>>>

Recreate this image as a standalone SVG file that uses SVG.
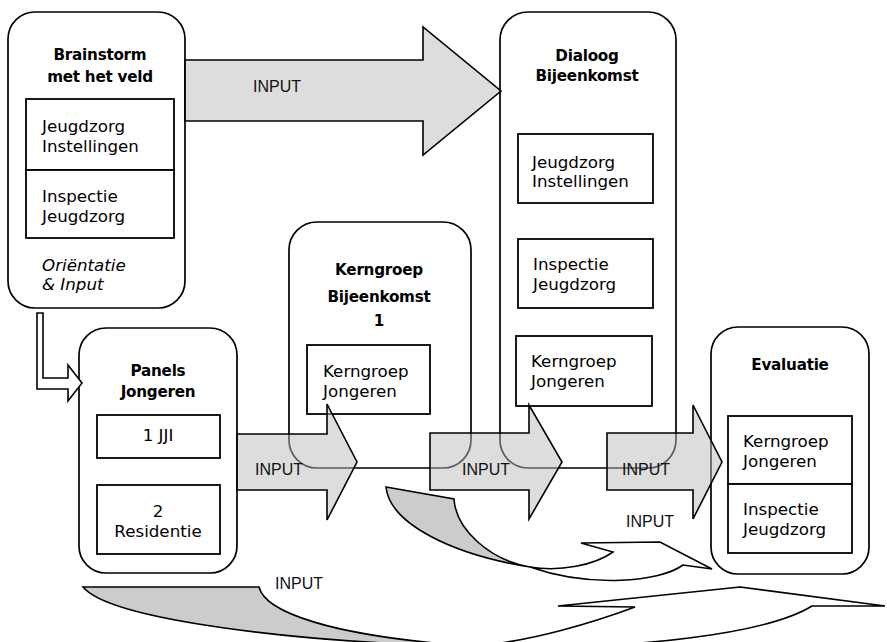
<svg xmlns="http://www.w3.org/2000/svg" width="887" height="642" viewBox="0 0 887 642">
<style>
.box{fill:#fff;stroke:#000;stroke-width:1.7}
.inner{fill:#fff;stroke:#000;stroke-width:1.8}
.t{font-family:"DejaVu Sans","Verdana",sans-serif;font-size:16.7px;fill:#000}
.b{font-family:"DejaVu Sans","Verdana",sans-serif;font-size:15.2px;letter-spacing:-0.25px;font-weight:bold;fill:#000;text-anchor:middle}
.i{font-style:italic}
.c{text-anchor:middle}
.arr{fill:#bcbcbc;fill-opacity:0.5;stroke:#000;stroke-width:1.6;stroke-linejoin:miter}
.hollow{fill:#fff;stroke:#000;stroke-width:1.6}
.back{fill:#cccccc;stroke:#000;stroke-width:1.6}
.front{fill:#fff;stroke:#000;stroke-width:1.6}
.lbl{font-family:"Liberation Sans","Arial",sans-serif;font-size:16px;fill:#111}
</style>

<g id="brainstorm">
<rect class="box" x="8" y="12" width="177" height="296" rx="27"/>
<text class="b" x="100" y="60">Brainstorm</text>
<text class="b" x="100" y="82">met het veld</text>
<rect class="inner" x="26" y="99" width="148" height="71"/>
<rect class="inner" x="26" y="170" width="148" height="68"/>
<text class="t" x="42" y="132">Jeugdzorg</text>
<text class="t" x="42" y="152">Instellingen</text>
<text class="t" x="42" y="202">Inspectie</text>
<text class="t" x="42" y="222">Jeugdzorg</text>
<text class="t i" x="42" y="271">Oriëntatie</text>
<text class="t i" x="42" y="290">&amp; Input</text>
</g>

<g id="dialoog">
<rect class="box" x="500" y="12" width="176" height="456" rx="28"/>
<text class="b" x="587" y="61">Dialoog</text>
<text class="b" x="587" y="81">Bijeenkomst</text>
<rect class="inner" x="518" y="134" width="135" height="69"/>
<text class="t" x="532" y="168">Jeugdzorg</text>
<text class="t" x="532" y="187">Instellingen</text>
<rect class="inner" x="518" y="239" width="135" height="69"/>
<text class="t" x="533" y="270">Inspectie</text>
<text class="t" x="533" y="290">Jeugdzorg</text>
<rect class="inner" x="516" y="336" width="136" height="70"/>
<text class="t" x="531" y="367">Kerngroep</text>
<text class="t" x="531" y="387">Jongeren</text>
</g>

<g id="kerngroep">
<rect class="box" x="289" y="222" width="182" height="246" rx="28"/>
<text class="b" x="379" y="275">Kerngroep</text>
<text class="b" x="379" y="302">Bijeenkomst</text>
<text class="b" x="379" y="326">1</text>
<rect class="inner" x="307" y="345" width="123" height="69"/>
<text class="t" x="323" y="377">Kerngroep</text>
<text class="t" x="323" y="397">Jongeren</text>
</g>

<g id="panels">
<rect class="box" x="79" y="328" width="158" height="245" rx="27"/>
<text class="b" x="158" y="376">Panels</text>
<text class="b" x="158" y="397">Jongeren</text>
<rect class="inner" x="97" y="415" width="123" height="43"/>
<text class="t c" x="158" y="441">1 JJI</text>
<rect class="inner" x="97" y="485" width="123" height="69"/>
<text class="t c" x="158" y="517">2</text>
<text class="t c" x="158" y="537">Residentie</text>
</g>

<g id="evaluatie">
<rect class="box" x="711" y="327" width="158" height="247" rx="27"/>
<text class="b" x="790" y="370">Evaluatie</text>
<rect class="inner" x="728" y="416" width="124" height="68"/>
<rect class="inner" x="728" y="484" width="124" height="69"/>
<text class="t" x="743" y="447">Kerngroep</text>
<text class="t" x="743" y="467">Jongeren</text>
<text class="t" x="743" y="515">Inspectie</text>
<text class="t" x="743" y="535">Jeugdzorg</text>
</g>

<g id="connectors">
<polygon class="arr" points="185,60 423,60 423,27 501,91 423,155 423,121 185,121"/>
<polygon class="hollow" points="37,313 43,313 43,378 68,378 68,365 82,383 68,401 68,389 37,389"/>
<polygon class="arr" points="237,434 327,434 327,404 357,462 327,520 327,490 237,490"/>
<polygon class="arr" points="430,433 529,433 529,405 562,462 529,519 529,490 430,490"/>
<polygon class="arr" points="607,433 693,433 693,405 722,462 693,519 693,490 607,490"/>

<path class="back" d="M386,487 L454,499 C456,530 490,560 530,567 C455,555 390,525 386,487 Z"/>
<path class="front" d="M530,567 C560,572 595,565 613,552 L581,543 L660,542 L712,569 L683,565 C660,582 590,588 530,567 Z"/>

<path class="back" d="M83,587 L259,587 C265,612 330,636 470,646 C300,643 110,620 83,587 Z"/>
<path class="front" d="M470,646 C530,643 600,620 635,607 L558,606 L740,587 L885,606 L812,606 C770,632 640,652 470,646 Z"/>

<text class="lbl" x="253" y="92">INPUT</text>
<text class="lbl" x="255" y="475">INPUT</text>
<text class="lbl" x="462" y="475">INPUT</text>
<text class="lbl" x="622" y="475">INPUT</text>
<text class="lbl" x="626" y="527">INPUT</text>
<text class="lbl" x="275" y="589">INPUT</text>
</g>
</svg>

<<<

**What is expected:** Write out the full set of lines verbatim, without the pictures.

**Written response:**
Recreate this image as a standalone SVG file that uses SVG.
<svg xmlns="http://www.w3.org/2000/svg" width="887" height="642" viewBox="0 0 887 642">
<style>
.box{fill:#fff;stroke:#000;stroke-width:1.7}
.inner{fill:#fff;stroke:#000;stroke-width:1.8}
.t{font-family:"DejaVu Sans","Verdana",sans-serif;font-size:16.7px;fill:#000}
.b{font-family:"DejaVu Sans","Verdana",sans-serif;font-size:15.2px;letter-spacing:-0.25px;font-weight:bold;fill:#000;text-anchor:middle}
.i{font-style:italic}
.c{text-anchor:middle}
.arr{fill:#bcbcbc;fill-opacity:0.5;stroke:#000;stroke-width:1.6;stroke-linejoin:miter}
.hollow{fill:#fff;stroke:#000;stroke-width:1.6}
.back{fill:#cccccc;stroke:#000;stroke-width:1.6}
.front{fill:#fff;stroke:#000;stroke-width:1.6}
.lbl{font-family:"Liberation Sans","Arial",sans-serif;font-size:16px;fill:#111}
</style>

<g id="brainstorm">
<rect class="box" x="8" y="12" width="177" height="296" rx="27"/>
<text class="b" x="100" y="60">Brainstorm</text>
<text class="b" x="100" y="82">met het veld</text>
<rect class="inner" x="26" y="99" width="148" height="71"/>
<rect class="inner" x="26" y="170" width="148" height="68"/>
<text class="t" x="42" y="132">Jeugdzorg</text>
<text class="t" x="42" y="152">Instellingen</text>
<text class="t" x="42" y="202">Inspectie</text>
<text class="t" x="42" y="222">Jeugdzorg</text>
<text class="t i" x="42" y="271">Oriëntatie</text>
<text class="t i" x="42" y="290">&amp; Input</text>
</g>

<g id="dialoog">
<rect class="box" x="500" y="12" width="176" height="456" rx="28"/>
<text class="b" x="587" y="61">Dialoog</text>
<text class="b" x="587" y="81">Bijeenkomst</text>
<rect class="inner" x="518" y="134" width="135" height="69"/>
<text class="t" x="532" y="168">Jeugdzorg</text>
<text class="t" x="532" y="187">Instellingen</text>
<rect class="inner" x="518" y="239" width="135" height="69"/>
<text class="t" x="533" y="270">Inspectie</text>
<text class="t" x="533" y="290">Jeugdzorg</text>
<rect class="inner" x="516" y="336" width="136" height="70"/>
<text class="t" x="531" y="367">Kerngroep</text>
<text class="t" x="531" y="387">Jongeren</text>
</g>

<g id="kerngroep">
<rect class="box" x="289" y="222" width="182" height="246" rx="28"/>
<text class="b" x="379" y="275">Kerngroep</text>
<text class="b" x="379" y="302">Bijeenkomst</text>
<text class="b" x="379" y="326">1</text>
<rect class="inner" x="307" y="345" width="123" height="69"/>
<text class="t" x="323" y="377">Kerngroep</text>
<text class="t" x="323" y="397">Jongeren</text>
</g>

<g id="panels">
<rect class="box" x="79" y="328" width="158" height="245" rx="27"/>
<text class="b" x="158" y="376">Panels</text>
<text class="b" x="158" y="397">Jongeren</text>
<rect class="inner" x="97" y="415" width="123" height="43"/>
<text class="t c" x="158" y="441">1 JJI</text>
<rect class="inner" x="97" y="485" width="123" height="69"/>
<text class="t c" x="158" y="517">2</text>
<text class="t c" x="158" y="537">Residentie</text>
</g>

<g id="evaluatie">
<rect class="box" x="711" y="327" width="158" height="247" rx="27"/>
<text class="b" x="790" y="370">Evaluatie</text>
<rect class="inner" x="728" y="416" width="124" height="68"/>
<rect class="inner" x="728" y="484" width="124" height="69"/>
<text class="t" x="743" y="447">Kerngroep</text>
<text class="t" x="743" y="467">Jongeren</text>
<text class="t" x="743" y="515">Inspectie</text>
<text class="t" x="743" y="535">Jeugdzorg</text>
</g>

<g id="connectors">
<polygon class="arr" points="185,60 423,60 423,27 501,91 423,155 423,121 185,121"/>
<polygon class="hollow" points="37,313 43,313 43,378 68,378 68,365 82,383 68,401 68,389 37,389"/>
<polygon class="arr" points="237,434 327,434 327,404 357,462 327,520 327,490 237,490"/>
<polygon class="arr" points="430,433 529,433 529,405 562,462 529,519 529,490 430,490"/>
<polygon class="arr" points="607,433 693,433 693,405 722,462 693,519 693,490 607,490"/>

<path class="back" d="M386,487 L454,499 C456,530 490,560 530,567 C455,555 390,525 386,487 Z"/>
<path class="front" d="M530,567 C560,572 595,565 613,552 L581,543 L660,542 L712,569 L683,565 C660,582 590,588 530,567 Z"/>

<path class="back" d="M83,587 L259,587 C265,612 330,636 470,646 C300,643 110,620 83,587 Z"/>
<path class="front" d="M470,646 C530,643 600,620 635,607 L558,606 L740,587 L885,606 L812,606 C770,632 640,652 470,646 Z"/>

<text class="lbl" x="253" y="92">INPUT</text>
<text class="lbl" x="255" y="475">INPUT</text>
<text class="lbl" x="462" y="475">INPUT</text>
<text class="lbl" x="622" y="475">INPUT</text>
<text class="lbl" x="626" y="527">INPUT</text>
<text class="lbl" x="275" y="589">INPUT</text>
</g>
</svg>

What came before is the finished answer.